Kingsley Afemikhe: Hey Mike, how are you? So, when you look at our forecast in units for this year, that number includes step vans, powertrains, and also a number of hubs. Primarily the numbers — the vast majority of it is step vans. In addition, on the backlog number — backlog additions that we had last year, that number is a net addition, so a net of cancellations and also net of deliveries over the year.
Dakota Semler: Just wanted to add one more point. As we’ve continued to focus on cost reduction of our platform, we also want to make sure that most of the vehicles we’re delivering this year are gross margin positive and at a point where we’re actually generating contribution margin for the business. And so when we look at even back at Q4, we were profitable on a direct material basis with those vehicles and we’re continuing to see improvement there that we shared in some of the detail in the call and anticipate further improvement in the quarters to come.
Michael Shlisky: Got it. Maybe one last one for me and maybe just taking a big step back, Dakota. Some of the comments that you made here in your prepared comments, kind of suggest that at this point, with certain customers, you’re already beyond the testing phase. In other words, that you’ve gone through the two unit tests, you’ve then gone through second 10 units, 20 units test and now customers are coming in saying you are an official supplier of our company. I haven’t heard anywhere else in the EV truck space. I don’t think it’s off the top of my head ever. So, can you comment as to are customers now calling you just a supplier and not just a test program or a fund those experiment at this point? And what number of customers are considering you that and you get a feel for how many might convert to that in 2023?

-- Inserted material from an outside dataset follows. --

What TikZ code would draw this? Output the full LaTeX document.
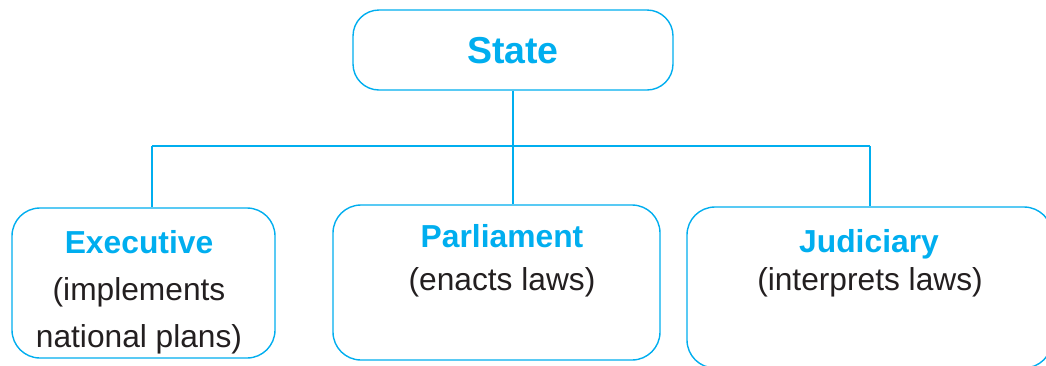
\documentclass[tikz,border=0pt]{standalone}
\usepackage{fontspec}
\setmainfont{Liberation Sans}
\definecolor{cyanline}{RGB}{0,174,239}
\definecolor{textdark}{RGB}{35,31,32}
\tikzset{
  box/.style={draw=cyanline, line width=1.4pt, rounded corners=#1, inner sep=0pt},
  box/.default=28pt,
  conn/.style={draw=cyanline, line width=2.2pt},
  title/.style={anchor=base, text=cyanline, font=\bfseries\fontsize{31.8}{34}\selectfont, inner sep=0pt},
  desc/.style={anchor=base, text=textdark, font=\fontsize{31.7}{34}\selectfont, inner sep=0pt}
}
\begin{document}
\begin{tikzpicture}[x=1pt,y=-1pt]
\clip (0,0) rectangle (1046,365);
\fill[white] (0,0) rectangle (1046,365);
% boxes
\node[box=26pt, minimum width=320pt, minimum height=80pt] (state) at (513,50) {};
\node[box, minimum width=263pt, minimum height=150pt] (exec) at (143.5,283) {};
\node[box, minimum width=327pt, minimum height=155pt] (parl) at (496.5,282.5) {};
\node[box, minimum width=365pt, minimum height=161pt] (jud) at (869.5,287.5) {};
% texts
\node[title, font=\bfseries\fontsize{37.5}{40}\selectfont] (tstate) at (513,63) {State};
\node[title] (texec) at (139,253) {Executive};
\node[desc] (dexec1) at (139,300) {(implements};
\node[desc] (dexec2) at (139,347) {national plans)};
\node[title] (tparl) at (502,247) {Parliament};
\node[desc] (dparl) at (502,290) {(enacts laws)};
\node[title] (tjud) at (869,252) {Judiciary};
\node[desc] (djud) at (870,290) {(interprets laws)};
% connectors
\coordinate (bar) at (513,146);
\coordinate (lbar) at (152,146);
\coordinate (rbar) at (870,146);
\draw[conn] (state.south) -- (bar);
\draw[conn] (lbar) -- (rbar);
\draw[conn] (lbar) -- (lbar |- exec.north);
\draw[conn] (bar) -- (bar |- parl.north);
\draw[conn] (rbar) -- (rbar |- jud.north);
\end{tikzpicture}
\end{document}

Dakota Semler: Yes, absolutely. Mike, you hit the nail on the head and that commercial fleets and large national fleets have a very risk-diverse process to procuring equipment and that starts with a small demonstration, scales up to a slightly larger one in the low tens of units and then scales to hundreds of units. I think Loomis is one of the examples that we can publicly talk about that’s done exactly that over the past few years. But we have several other customers that really are coming into that phase of the relationship where they’re planning to order into the low hundreds of units and following on and they’re either their first or second order. We don’t guide to the specific number of customers that are there, but many of them are recognizable Fortune businesses that have sophisticated fleet operations with thousands of vehicles in them.
So, I would say that that’s one of our proof points as we’ve talked about creating value for customers. We need to ultimately deliver on a TCO promise, deliver on a reliability promise, which is why they test the vehicles in small scale to start and then ultimately, show them that these unit economics scale across their fleet operations and we’re doing it every day.
Michael Shlisky: Okay. That’s great color. I’ll pass along. Thank you.
Dakota Semler: Thanks Mike.
Operator: Our next question comes from Jerry Revich of Goldman Sachs. Please go ahead.
Adam Bubes: Hi. This is Adam Bubes on for Jerry today.
Dakota Semler: Hi there Adam.
Adam Bubes: Just wondering — hey. When you talk about gross profit on a unit-level turning positive, can you clarify, does that mean you expect gross profit for the total company to be positive in mid-2023 or are you maybe excluding overhead in that number? And then just wondering how gross profitability could be tracking as we exit the year?